Just five minutes in, one is struck by the sonority he creates, which sounds uncannily like an electronic synthesizer. Highlights abound: a jaunty pizzicato theme that grows more insistent at 1:08, a sudden loud eruption of dragging chords at 1:25, a celestial bell-like chiming for the two violins (2:45), a wave-like celestial melody (4:20) and a passage of unison yearning (0:20). As the vast, flowing structure unfolds, Feldman’s music is by turns soothing, meditative, unsettling, and even ineffably beautiful.
In their first complete performance of Feldman’s quartet, the Spektral members (violinists Clara Lyon and Maeve Feinberg, violist Doyle Armbrust and cellist Russell Rolen) brought tonal refinement, focused ensemble, and a terraced array of dynamics—consistently exploring the extreme degrees of pianissimo where most of the music lives.
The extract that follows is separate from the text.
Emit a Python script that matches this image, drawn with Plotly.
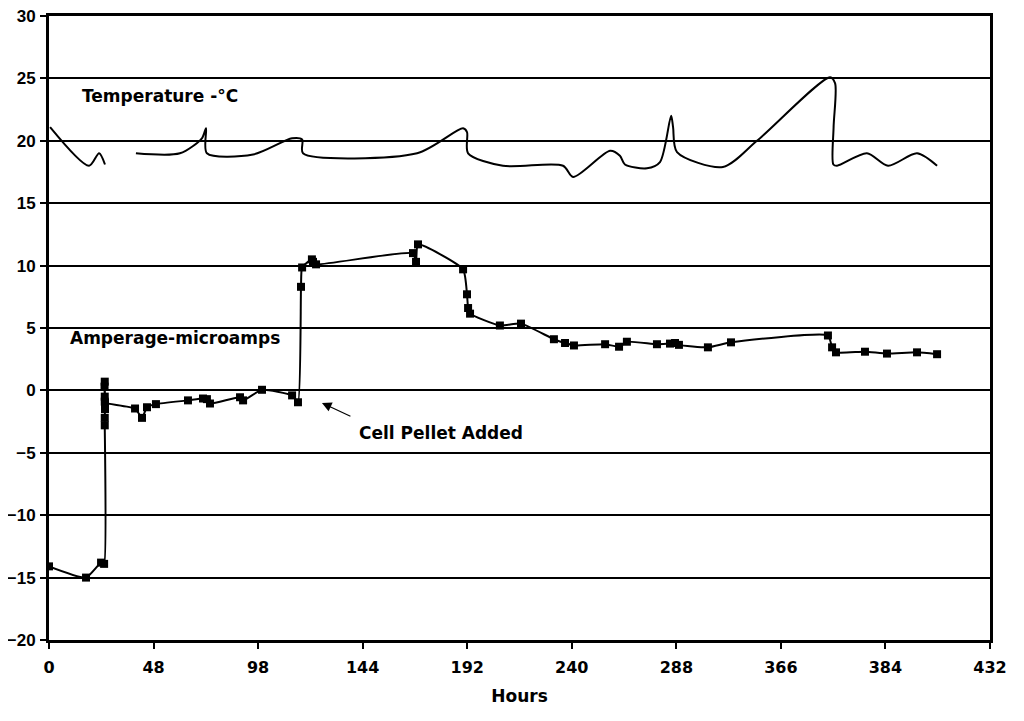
import plotly.graph_objects as go

# amperage readings (microamps) against hours
amp_hours = [0.0, 17.0, 23.9, 25.3, 25.6, 25.6, 25.7, 25.6, 25.5, 25.6, 25.6, 25.7,
             39.5, 42.7, 45.0, 49.1, 63.8, 70.7, 72.5, 73.9, 87.7, 89.1, 97.8,
             111.6, 114.3, 115.7, 116.2, 120.7, 121.2, 122.6,
             167.1, 168.5, 169.4, 190.1, 191.9, 192.4, 193.3, 207.0, 216.7,
             231.8, 236.9, 241.0, 255.3, 261.7, 265.3, 279.1, 285.1, 287.4, 289.2,
             302.5, 313.1, 357.6, 359.5, 361.3, 374.6, 384.7, 398.5, 407.7]
amp_values = [-14.1, -15.0, -13.8, -13.9, -2.8, -2.2, -1.5, 0.7, 0.3, -0.5, -0.9, -1.0,
              -1.45, -2.2, -1.35, -1.1, -0.8, -0.65, -0.7, -1.05, -0.55, -0.8, 0.05,
              -0.4, -0.95, 8.3, 9.85, 10.5, 10.3, 10.1,
              11.0, 10.3, 11.7, 9.7, 7.7, 6.6, 6.15, 5.2, 5.35,
              4.1, 3.8, 3.6, 3.7, 3.5, 3.9, 3.7, 3.75, 3.8, 3.65,
              3.45, 3.85, 4.4, 3.45, 3.05, 3.1, 2.95, 3.05, 2.9]

# temperature trace (deg C), None marks the break in the record
temp_hours = [0.5, 18.4, 23.0, 25.7, None,
              39.9, 60.1, 70.2, 72.1, 72.5, 93.7, 111.6, 116.2, 116.6,
              169.0, 190.1, 191.9, 192.4, 208.4, 236.0, 240.6, 257.6, 262.1,
              264.4, 274.5, 280.5, 285.6, 286.5, 288.3, 309.4, 325.0, 358.6,
              360.9, 360.2, 360.1, 361.8, 375.5, 385.2, 398.5, 407.7]
temp_values = [21.1, 18.0, 19.0, 18.1, None,
               19.0, 19.0, 20.2, 21.0, 19.0, 18.9, 20.2, 20.1, 19.0,
               19.0, 21.0, 20.7, 19.0, 18.0, 18.0, 17.1, 19.2, 18.8,
               18.1, 17.8, 18.3, 22.0, 21.1, 19.1, 17.9, 20.0, 25.1,
               24.6, 21.1, 18.1, 18.0, 19.0, 18.0, 19.0, 18.0]

tick_hours = [0, 48, 96, 144, 192, 240, 288, 336, 384, 432]
tick_labels = ["0", "48", "98", "144", "192", "240", "288", "366", "384", "432"]

font = dict(family="DejaVu Sans, Arial, sans-serif", size=17, color="black", weight="bold")
xtick_font = dict(family="DejaVu Sans, Arial, sans-serif", size=16, color="black", weight="bold")
ytick_font = dict(family="Liberation Sans", size=17, color="black", weight="bold")

fig = go.Figure()

fig.add_trace(go.Scatter(
    x=temp_hours,
    y=temp_values,
    mode="lines",
    line=dict(color="black", width=2, shape="spline", smoothing=0.8),
    connectgaps=False,
    showlegend=False
))

fig.add_trace(go.Scatter(
    x=amp_hours,
    y=amp_values,
    mode="lines+markers",
    line=dict(color="black", width=2, shape="spline", smoothing=0.5),
    marker=dict(symbol="square", size=8, color="black"),
    showlegend=False
))

fig.add_annotation(x=14, y=23.6, xanchor="left", text="Temperature -°C",
                   showarrow=False, font=font)
fig.add_annotation(x=8.5, y=4.2, xanchor="left", text="Amperage-microamps",
                   showarrow=False, font=font)
fig.add_annotation(x=125.3, y=-1.0, ax=30, ay=14, text="", showarrow=True,
                   arrowhead=2, arrowsize=1.6, arrowwidth=1.2, arrowcolor="black")
fig.add_annotation(x=141.5, y=-3.4, xanchor="left", text="Cell Pellet Added",
                   showarrow=False, font=font)

# page body adds 8px around the figure, margins take that into account
fig.update_layout(
    width=1024,
    height=721,
    margin=dict(l=41, r=42, t=8, b=89),
    plot_bgcolor="white",
    paper_bgcolor="white",
    font=font,
    xaxis=dict(
        range=[0, 432],
        tickvals=tick_hours,
        ticktext=tick_labels,
        tickfont=xtick_font,
        ticks="outside",
        ticklen=6,
        tickwidth=2,
        tickcolor="black",
        ticklabelstandoff=5,
        showline=True,
        linecolor="black",
        linewidth=3,
        mirror=True,
        showgrid=False,
        zeroline=False,
        automargin=False,
        title=dict(text="Hours", font=font, standoff=14)
    ),
    yaxis=dict(
        range=[-20, 30],
        dtick=5,
        tickfont=ytick_font,
        ticks="outside",
        ticklen=6,
        tickwidth=2,
        tickcolor="black",
        ticklabelstandoff=1,
        ticklabeloverflow="allow",
        showline=True,
        linecolor="black",
        linewidth=3,
        mirror=True,
        showgrid=True,
        gridcolor="black",
        gridwidth=2,
        zeroline=False,
        automargin=False
    )
)

fig.write_html("out.html")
While Saturday’s performance was decidedly brisk by the standards of this work, the music never felt rushed and had a natural flow and spaciousness. Playing continuously for over five hours without a break, the Spektral musicians’ stamina was as impressive as their musical artistry, with remarkable concentration maintained throughout.
The event was presented as part of an ongoing MCA exhibition on Merce Cunningham, since Feldman was a close friend of the choreographer’s collaborator and longtime partner John Cage. The narrow, T-shaped 4th floor hall that served as a performance space may not have been esthetically pleasing, but it provided a clear and lightly resonant acoustic ideal for this music.
Feldman’s quartet can be nearly as much of an endurance test for audience members as the performing musicians. Yet this was one of the quietest and most attentive audiences I’ve ever experienced. Most got up from time to time to stretch, walk around or visit the 1st-floor facilities. Initially distracting, the movement soon became a kind of ad libitum visual counterpoint to the shared performance.
And while many of the initial hundred or so in attendance bailed over the course of the evening, about half were still there at the end–and rewarded by the quartet with “I ♥ Morty” headbands in an array of colors.